# Exercise description
Look for "React" in the listing below. Gather each line that contains it.

# Data lines
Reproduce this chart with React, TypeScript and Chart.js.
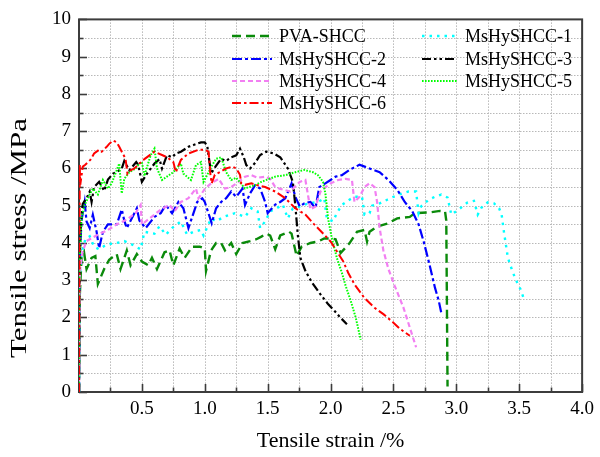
import React, { useEffect, useRef } from "react";
import { Chart, registerables } from "chart.js";

Chart.register(...registerables);

const seriesNames = ["PVA-SHCC", "MsHySHCC-1", "MsHySHCC-2", "MsHySHCC-3", "MsHySHCC-4", "MsHySHCC-5", "MsHySHCC-6"];

const pvaX = [0,0.005,0.02,0.04,0.06,0.1,0.13,0.15,0.2,0.24,0.3,0.33,0.38,0.41,0.46,0.5,0.55,0.58,0.62,0.68,0.72,0.75,0.8,0.84,0.9,0.96,1.0,1.01,1.05,1.09,1.13,1.16,1.21,1.25,1.3,1.36,1.41,1.45,1.49,1.52,1.56,1.6,1.67,1.69,1.73,1.77,1.84,1.9,1.95,2.0,2.04,2.08,2.15,2.21,2.27,2.29,2.31,2.37,2.45,2.53,2.63,2.67,2.79,2.87,2.91,2.92,2.93];
const pvaY = [0,2.5,3.6,3.75,3.3,3.6,3.65,2.9,3.3,3.55,3.7,3.3,3.8,3.4,3.7,3.5,3.4,3.6,3.3,3.75,3.8,3.4,3.85,3.6,3.9,3.9,3.85,3.25,3.8,4.0,4.0,3.8,4.0,3.7,4.0,4.05,4.1,4.17,4.25,4.2,3.83,4.2,4.3,4.25,3.65,3.9,4.0,4.04,4.12,4.12,4.1,3.73,3.99,4.3,4.35,4.04,4.3,4.44,4.52,4.66,4.7,4.8,4.82,4.86,4.85,4.6,0.15];

const m1X = [0,0.005,0.02,0.05,0.085,0.12,0.16,0.22,0.3,0.36,0.42,0.49,0.52,0.6,0.64,0.69,0.74,0.81,0.86,0.91,0.97,0.99,1.05,1.09,1.15,1.24,1.32,1.37,1.42,1.44,1.48,1.52,1.57,1.62,1.66,1.7,1.76,1.82,1.9,1.95,1.97,2.02,2.05,2.09,2.15,2.19,2.25,2.27,2.31,2.33,2.39,2.45,2.5,2.57,2.62,2.68,2.7,2.72,2.78,2.83,2.88,2.93,2.96,3.02,3.09,3.14,3.17,3.2,3.25,3.3,3.34,3.36,3.38,3.41,3.44,3.47,3.51,3.54];
const m1Y = [0,3.0,3.7,4.1,4.18,3.9,3.83,3.96,4.0,4.05,3.96,3.83,4.3,4.25,4.45,4.22,4.4,4.58,4.22,4.3,4.35,4.2,4.66,4.58,4.7,4.8,4.7,4.93,4.85,4.4,4.58,4.85,4.93,5.03,4.66,4.93,4.98,5.06,5.1,5.2,4.66,4.58,4.8,5.02,5.16,5.24,5.24,4.76,4.8,5.0,5.06,5.16,5.24,5.33,5.38,5.38,4.8,4.98,5.16,5.24,5.3,5.22,4.76,4.9,5.09,5.13,4.76,4.95,5.09,5.06,4.93,4.76,4.26,3.6,3.3,3.03,2.76,2.47];

const m2X = [0,0.005,0.02,0.045,0.06,0.085,0.11,0.14,0.16,0.19,0.23,0.3,0.34,0.36,0.38,0.46,0.48,0.53,0.6,0.65,0.69,0.74,0.79,0.83,0.87,0.94,0.98,1.0,1.055,1.09,1.13,1.17,1.21,1.25,1.3,1.32,1.36,1.4,1.44,1.48,1.5,1.56,1.6,1.64,1.69,1.72,1.755,1.79,1.84,1.88,1.91,1.94,2.0,2.04,2.09,2.15,2.23,2.31,2.39,2.46,2.53,2.59,2.65,2.7,2.74,2.78,2.83,2.86,2.88];
const m2Y = [0,3.5,4.6,5.1,4.58,4.4,4.76,4.3,3.86,4.3,4.5,4.5,4.9,4.6,4.4,4.93,4.6,4.4,4.7,4.8,5.02,4.8,5.1,4.93,4.4,5.1,5.2,5.1,4.53,4.93,5.1,5.2,5.38,5.24,5.46,5.02,5.33,5.55,5.46,5.1,4.8,5.03,5.1,5.2,5.6,5.24,4.98,5.06,5.1,4.93,5.5,5.56,5.69,5.78,5.82,5.96,6.1,6.0,5.9,5.69,5.43,5.1,4.85,4.5,4.04,3.51,2.8,2.45,2.13];

const m3X = [0,0.005,0.015,0.03,0.06,0.085,0.1,0.12,0.16,0.2,0.23,0.27,0.3,0.34,0.36,0.4,0.455,0.47,0.5,0.54,0.6,0.64,0.66,0.7,0.74,0.77,0.81,0.87,0.91,0.97,1.0,1.02,1.05,1.085,1.13,1.17,1.21,1.25,1.28,1.31,1.33,1.36,1.4,1.44,1.49,1.55,1.6,1.66,1.7,1.72,1.74,1.76,1.8,1.85,1.92,1.98,2.03,2.08,2.13];
const m3Y = [0,3.5,4.5,5.05,5.2,5.38,5.1,5.5,5.64,5.4,5.7,5.86,5.9,6.0,6.2,5.95,6.17,6.1,5.64,5.86,6.13,6.25,6.0,6.36,6.3,6.4,6.45,6.58,6.63,6.7,6.7,6.6,5.86,6.05,6.26,6.2,6.3,6.35,6.53,6.3,6.09,6.0,6.15,6.36,6.45,6.4,6.3,6.0,5.64,5.0,4.2,3.6,3.25,2.95,2.62,2.36,2.18,1.99,1.82];

const m4X = [0,0.005,0.015,0.03,0.06,0.1,0.15,0.23,0.3,0.38,0.45,0.49,0.5,0.6,0.65,0.72,0.76,0.81,0.87,0.93,0.95,1.0,1.05,1.11,1.16,1.21,1.27,1.32,1.37,1.42,1.48,1.52,1.56,1.6,1.68,1.755,1.8,1.84,1.88,1.92,1.96,2.0,2.06,2.12,2.17,2.19,2.23,2.27,2.31,2.35,2.37,2.39,2.42,2.46,2.51,2.58,2.63,2.68];
const m4Y = [0,3.0,3.5,3.78,4.05,4.13,4.22,4.35,4.5,4.63,4.8,5.02,4.5,4.76,4.9,5.02,4.85,5.1,5.2,5.46,5.2,5.45,5.6,5.72,5.46,5.5,5.64,5.78,5.82,5.75,5.78,5.72,5.5,5.45,5.38,5.64,5.69,4.9,4.98,5.38,5.5,5.6,5.69,5.72,5.69,5.1,5.24,5.5,5.6,5.5,5.1,4.4,3.8,3.3,2.85,2.26,1.73,1.2];

const m5X = [0,0.005,0.02,0.045,0.085,0.11,0.15,0.19,0.23,0.26,0.28,0.32,0.33,0.34,0.36,0.4,0.45,0.48,0.5,0.52,0.57,0.6,0.62,0.66,0.75,0.81,0.83,0.89,0.93,0.97,0.99,1.06,1.09,1.13,1.17,1.21,1.25,1.32,1.35,1.4,1.45,1.56,1.64,1.72,1.79,1.86,1.9,1.94,1.96,1.98,2.01,2.05,2.09,2.12,2.16,2.2,2.24];
const m5Y = [0,3.5,4.66,5.02,5.3,5.46,5.3,5.69,5.46,5.6,5.78,6.13,5.7,5.33,5.72,5.9,6.0,6.13,6.17,5.8,6.36,6.53,6.0,5.69,5.9,6.13,5.86,5.69,6.09,6.17,5.64,6.09,6.26,6.3,5.9,5.69,5.75,5.46,5.5,5.55,5.64,5.78,5.82,5.9,5.96,5.9,5.82,5.64,5.3,4.66,4.13,3.6,3.2,2.85,2.45,2.0,1.4];

const m6X = [0,0.003,0.006,0.01,0.03,0.05,0.09,0.12,0.16,0.18,0.22,0.24,0.27,0.3,0.32,0.34,0.37,0.385,0.41,0.44,0.48,0.52,0.6,0.66,0.7,0.75,0.77,0.81,0.87,0.95,1.0,1.03,1.045,1.055,1.08,1.12,1.17,1.22,1.25,1.28,1.29,1.32,1.37,1.42,1.48,1.56,1.64,1.72,1.8,1.87,1.95,2.0,2.04,2.1,2.14,2.19,2.27,2.35,2.42,2.5,2.55,2.63];
const m6Y = [0,3.0,6.1,5.56,6.05,6.1,6.23,6.4,6.5,6.45,6.58,6.66,6.75,6.7,6.58,6.45,6.26,5.86,5.95,6.0,6.13,6.25,6.45,6.36,6.3,6.17,5.9,6.23,6.4,6.5,6.5,6.45,5.83,5.6,5.83,5.9,6.0,6.05,6.0,5.83,5.6,5.56,5.6,5.55,5.5,5.38,5.2,4.93,4.76,4.5,4.22,4.04,3.83,3.51,3.2,2.89,2.52,2.26,2.09,1.86,1.7,1.51];

const seriesX = [pvaX, m1X, m2X, m3X, m4X, m5X, m6X];
const seriesY = [pvaY, m1Y, m2Y, m3Y, m4Y, m5Y, m6Y];

const xTickStep = 0.25;
const yTickStep = 0.5;

const colors = ["#0a8a0a", "#00ffff", "#0000ff", "#000000", "#f27ff2", "#00ff00", "#ff0000"];
const dashes = [[9, 5], [2.5, 5], [10, 3, 3, 3], [9, 3, 2.5, 3, 2.5, 3], [5, 3], [1.6, 1.4], [9, 3, 2.5, 3]];
const widths = [2.4, 2.4, 2.2, 2.2, 2.2, 2, 2];

// legend placement: [column, row]
const legendSlots = [[0, 0], [1, 0], [0, 1], [1, 1], [0, 2], [1, 2], [0, 3]];

const FONT = "'Liberation Serif', 'Times New Roman', serif";

const decorPlugin = {
  id: "decor",
  beforeDatasetsDraw(chart: any) {
    const { ctx, chartArea, scales } = chart;
    const { left, right, top, bottom } = chartArea;
    const x = scales.x;
    const y = scales.y;
    ctx.save();
    // dotted grid
    ctx.strokeStyle = "#b8b8b8";
    ctx.lineWidth = 1;
    ctx.setLineDash([1.5, 1.5]);
    for (let i = 1; i < 16; i++) {
      const px = Math.round(x.getPixelForValue(i * xTickStep)) + 0.5;
      ctx.beginPath();
      ctx.moveTo(px, top);
      ctx.lineTo(px, bottom);
      ctx.stroke();
    }
    for (let i = 1; i < 20; i++) {
      const py = Math.round(y.getPixelForValue(i * yTickStep)) + 0.5;
      ctx.beginPath();
      ctx.moveTo(left, py);
      ctx.lineTo(right, py);
      ctx.stroke();
    }
    ctx.setLineDash([]);
    ctx.strokeStyle = "#3c3c3c";
    ctx.lineWidth = 2;
    ctx.strokeRect(left, top, right - left, bottom - top);
    ctx.lineWidth = 1.6;
    for (let i = 0; i <= 16; i++) {
      const px = Math.round(x.getPixelForValue(i * xTickStep)) + 0.5;
      const len = i % 2 === 0 ? 8 : 4.5;
      ctx.beginPath();
      ctx.moveTo(px, bottom);
      ctx.lineTo(px, bottom - len);
      ctx.stroke();
    }
    for (let i = 0; i <= 20; i++) {
      const py = Math.round(y.getPixelForValue(i * yTickStep)) + 0.5;
      const len = i % 2 === 0 ? 8 : 4.5;
      ctx.beginPath();
      ctx.moveTo(left, py);
      ctx.lineTo(left + len, py);
      ctx.stroke();
    }
    ctx.restore();
  },
  afterDraw(chart: any) {
    const { ctx, chartArea } = chart;
    const { left, right } = chartArea;
    ctx.save();
    ctx.fillStyle = "#000";
    ctx.font = `22px ${FONT}`;
    ctx.textAlign = "center";
    ctx.textBaseline = "middle";
    ctx.fillText("Tensile strain /%", (left + right) / 2, 441);

    // y title: stretched along its length to match the reference
    const yTitle = "Tensile stress /MPa";
    ctx.save();
    ctx.font = `23px ${FONT}`;
    const w = ctx.measureText(yTitle).width;
    const target = 240;
    ctx.translate(20, 238);
    ctx.rotate(-Math.PI / 2);
    ctx.scale(target / w, 1);
    ctx.fillText(yTitle, 0, 0);
    ctx.restore();

    // legend
    const colLineX = [[232, 272], [422, 457]];
    const colTextX = [279, 465];
    const rowY = [36, 59, 81, 103];
    ctx.font = `18px ${FONT}`;
    ctx.textAlign = "left";
    ctx.textBaseline = "middle";
    seriesNames.forEach((name, i) => {
      const [c, r] = legendSlots[i];
      const yy = rowY[r];
      ctx.save();
      ctx.strokeStyle = colors[i];
      ctx.lineWidth = widths[i];
      ctx.setLineDash(dashes[i]);
      ctx.beginPath();
      ctx.moveTo(colLineX[c][0], yy);
      ctx.lineTo(colLineX[c][1], yy);
      ctx.stroke();
      ctx.restore();
      ctx.fillStyle = "#000";
      ctx.fillText(name, colTextX[c], yy + 1);
    });
    ctx.restore();
  },
};

export default function App() {
  const ref = useRef<HTMLCanvasElement | null>(null);
  useEffect(() => {
    document.body.style.margin = "0";
    const canvas = ref.current;
    if (!canvas) return;
    const datasets = seriesNames.map((name, i) => {
      const xs = seriesX[i];
      const ys = seriesY[i];
      const n = Math.min(xs.length, ys.length);
      const data = [] as { x: number; y: number }[];
      for (let k = 0; k < n; k++) data.push({ x: xs[k], y: ys[k] });
      return {
        label: name,
        data,
        borderColor: colors[i],
        backgroundColor: colors[i],
        borderWidth: widths[i],
        borderDash: dashes[i],
        pointRadius: 0,
        tension: 0,
        fill: false,
        order: 7 - i,
      };
    });
    const chart = new Chart(canvas, {
      type: "line",
      data: { datasets },
      options: {
        animation: false,
        responsive: false,
        devicePixelRatio: 1,
        layout: { padding: { left: 0, right: 13, top: 17, bottom: 0 } },
        plugins: { legend: { display: false }, tooltip: { enabled: false }, title: { display: false } },
        scales: {
          x: {
            type: "linear",
            min: 0,
            max: 4,
            afterFit: (s: any) => { s.height = 65; },
            ticks: {
              stepSize: xTickStep,
              autoSkip: false,
              maxRotation: 0,
              padding: 6,
              color: "#000",
              font: { family: FONT, size: 19 },
              callback: (v: any) => {
                const n = Number(v);
                if (n === 0) return "";
                return Math.abs(n * 2 - Math.round(n * 2)) < 1e-6 ? n.toFixed(1) : "";
              },
            },
            grid: { display: false, drawTicks: false },
            border: { display: false },
          },
          y: {
            type: "linear",
            min: 0,
            max: 10,
            afterFit: (s: any) => { s.width = 79; },
            ticks: {
              stepSize: yTickStep,
              autoSkip: false,
              padding: 8,
              color: "#000",
              font: { family: FONT, size: 19 },
              callback: (v: any) => {
                const n = Number(v);
                return Math.abs(n - Math.round(n)) < 1e-6 ? String(Math.round(n)) : "";
              },
            },
            grid: { display: false, drawTicks: false },
            border: { display: false },
          },
        },
      },
      plugins: [decorPlugin],
    } as any);
    return () => chart.destroy();
  }, []);
  return (
    <div style={{ position: "absolute", left: 0, top: 0, width: 600, height: 457, background: "#fff" }}>
      <canvas ref={ref} width={600} height={457} style={{ width: 600, height: 457, display: "block" }} />
    </div>
  );
}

# Result of this exercise
Reproduce this chart with React, TypeScript and Chart.js.
import React, { useEffect, useRef } from "react";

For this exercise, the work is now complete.